The social consequences of land enclosures have almost always proved calamitous. While some may benefit - usually government officials and multinational corporations - the high transaction and enforcement costs (such as stock proof fencing) preclude most from participation in such schemes. The result is large-scale land evictions, increased inequality and rising discontent. The small yeoman farmers evicted by the Enclosure Acts in Britain had little option but to migrate to the towns where there was at least a reasonable prospect of employment. In much of the Third World today, however, the situation is markedly different. Urban employment opportunities are few and far between and are declining further under the impact of structural adjustment policies. Many of those displaced by land enclosures tend to end up in the more ecologically fragile areas which are subsequently degraded by this influx of poor and desperate people.
Despite his advocacy of private tenure, it would be wrong to characterised Hardin as an inflexible apologist for this cause. Indeed , he recognises its limitations particularly where it concerns other kinds of CPRs where - unlike his example of a rangeland - the problem of excludability precludes such an approach. Unlike those enthusiasts of the free market, who naïvely seek to extend the principle of private property beyond even these limits, Hardin recognised very well the adverse consequences this would entail.
As he put it, 'the air and the waters surrounding us cannot be so readily fenced'. That being so, the tragedy of the commons reappears in another form - as pollution - when a 'rational man finds that his share of the costs of the wastes he discharges into the commons is less than the costs of purifying his wastes before releasing them'. Even where privatisation on a limited scale could be introduced the basic problem would remain: 'The owner of a factory on the bank of a stream - whose property extends to the middle of the stream - often has difficulty seeing why its is not his natural right to muddy the waters flowing past his door'.

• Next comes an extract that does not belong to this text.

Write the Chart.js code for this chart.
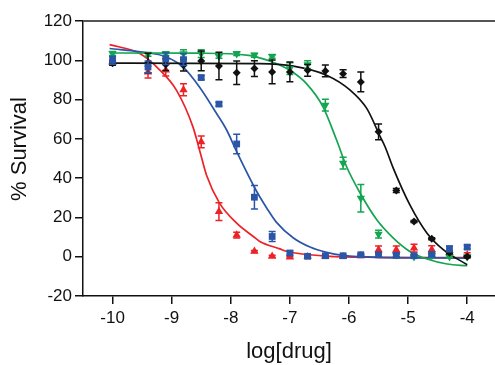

For Hardin, the solution to this kind of problem necessarily entailed some infringement on the rights of property owners, and an important role for the state. However the state is far from being immune to the competitive pressures that face industry in general and upon whom it ultimately depends for its tax revenues. Indeed, it is notable that state enterprises have often been among the worst transgressors when it comes to pollution and that some of the most seriously polluted parts or the world have tended to be those governed by state capitalist regimes at one time or another (e.g. Soviet Union, Poland, China).
Hardin's theory of the commons must be regarded as a failed attempt to vindicate the principle of private property in respect of the earth's resources. It has been shown to be both empirically suspect and theoretically unsound. In the counter-arguments it has provoked, we can glimpse the potential of a sustainable alternative to the imposed monopoly on what should be our common heritage.